The layers of history shift with cultural upheaval, one medium sliding into another, and the linear progression gets lost. Librarians do the archaeology. And their work curating, translating, and preserving is rendering them more relevant, not less: A 2016 Pew Research Center study found that 53 percent of millennials had used a public library or bookmobile in the previous year—more than Gen X, the baby boomers, or the Silent Generation.
The libraries of the future won’t be empty or silent.
The sobbing’s coming from a corner of Genealogy. It’s cathartic, subject specialist Cynthia Millar decides. For years, this young woman heard stories from her grandmother about the family home’s burning down, and she’s just found the newspaper report. Maybe those matter-of-fact gray columns will settle the lurid images.
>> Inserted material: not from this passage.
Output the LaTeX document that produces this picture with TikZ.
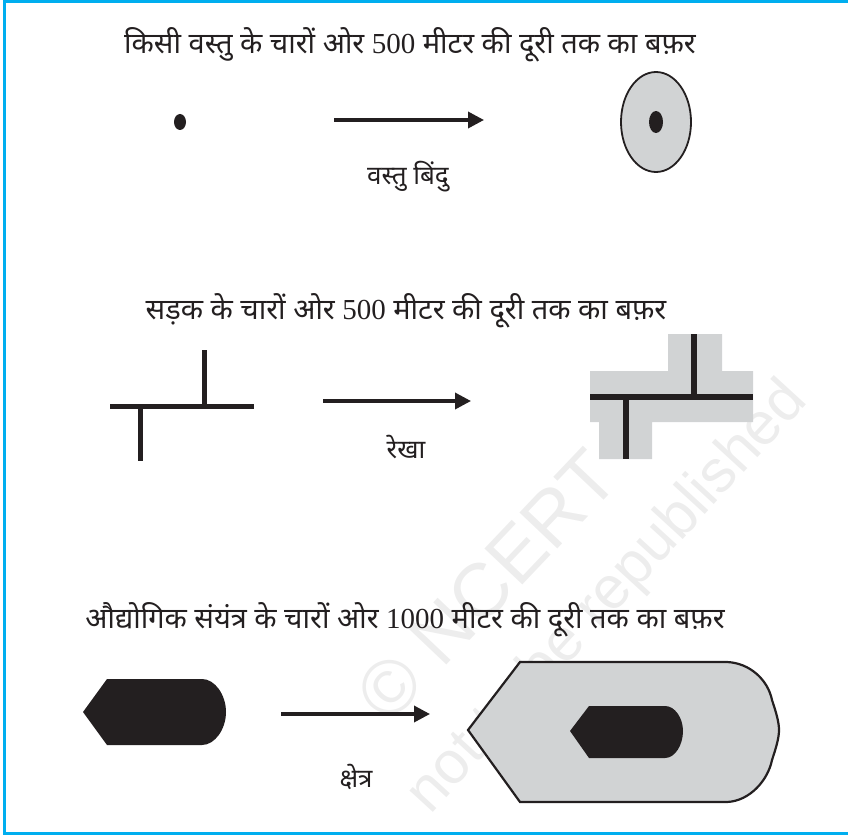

The carpet in Genealogy is blood red, the pun inadvertent, and shelves hold books and microfilmed records for the states or countries people most often left to settle in Missouri. “We focus on African-American, German, Irish, and French,” says Millar, “and we see all kinds of discoveries—especially now that Missouri’s opened access to adoption records.”
A week or so later, another young woman is drenched in emotion—but this time, it’s elation. Millar helped her find a phone number in California for her long-lost father, whom she hasn’t seen since her parents’ divorce, many years earlier. “She called him on her cell phone, sitting right here. He told her he’d saved his old landline number in the hope that someday she’d find him.” She comes back the next day to tell Millar she’s booked a flight to California.
In the St. Louis Room, Kirwin Roach did a little lower-stakes detective work for a patron who wanted to know where actress Mary Wickes went to high school—except the patron couldn’t even remember her name. He was pretty sure how many letters were in it, and he offered a few random clues, and Roach assembled them like an IKEA cabinet: Mary Wickes! Beaumont High School. And if the patron needed to know where that was, the Saint Louis Room has maps of the city from the 1700s to the 2000s.
You can find just about anything at Central. Need to see an edition of the London Times before 1785 or government documents from the 1880s? Need the manual for a 1940s Magic Chef or an old Chevy? Want to inspire your next vacation by peeking at 1930s postcards from all over the world?
Art historian (and stlmag.com freelancer) Chris Naffziger will never forget an eighth-grade library excursion: “My dad and I came down to Central at night in order for me to do research on the Mausoleum of Halicarnassus, the inspiration for the Civil Courts Building. The reference staff retrieved this gigantic book from the 19th century, published by the British archaeologist who had done the actual excavations in Turkey.” That evening set his course.
When Jean Larson Steck lost her infant daughter, she somehow had to help her 3-year-old understand. A friend recommended The Dead Bird, written in 1965 for a child. “I was told it was in the stacks due to its sensitive material,” Steck says. “I still remember waiting for that book that I thought would save me somehow.”
Malaika Horne remembers going to Central “sometimes two or three times a week, all six of us. My mother got us library cards as soon as we could print our names. She didn’t want us to be poor. So we walked the 12 blocks from Mill Creek Valley, which was an adventure.” In the dim, cool library, she eluded her big sister, who was bent on Malaika’s reading Greek mythology, and skipped off to find Beverly Cleary or a biography. “I wanted to be Ida Wells-Barnett,” she says. “It doesn’t matter who you are when you read.”
Those 12-block walks started a longer journey: through a master’s in urban affairs, a Ph.D. in public policy, and postdoctoral work in psychiatric epidemiology. And when Horne researched her memoir, Mother Wit, a librarian at Central found the newspaper article about her father’s protest of the Mill Creek Valley blighting.
“Google can bring you back 100,000 answers,” writer Neil Gaiman once quipped, but “a librarian can bring you back the right one.”
“When in doubt,” said J.K. Rowling, “go to the library.”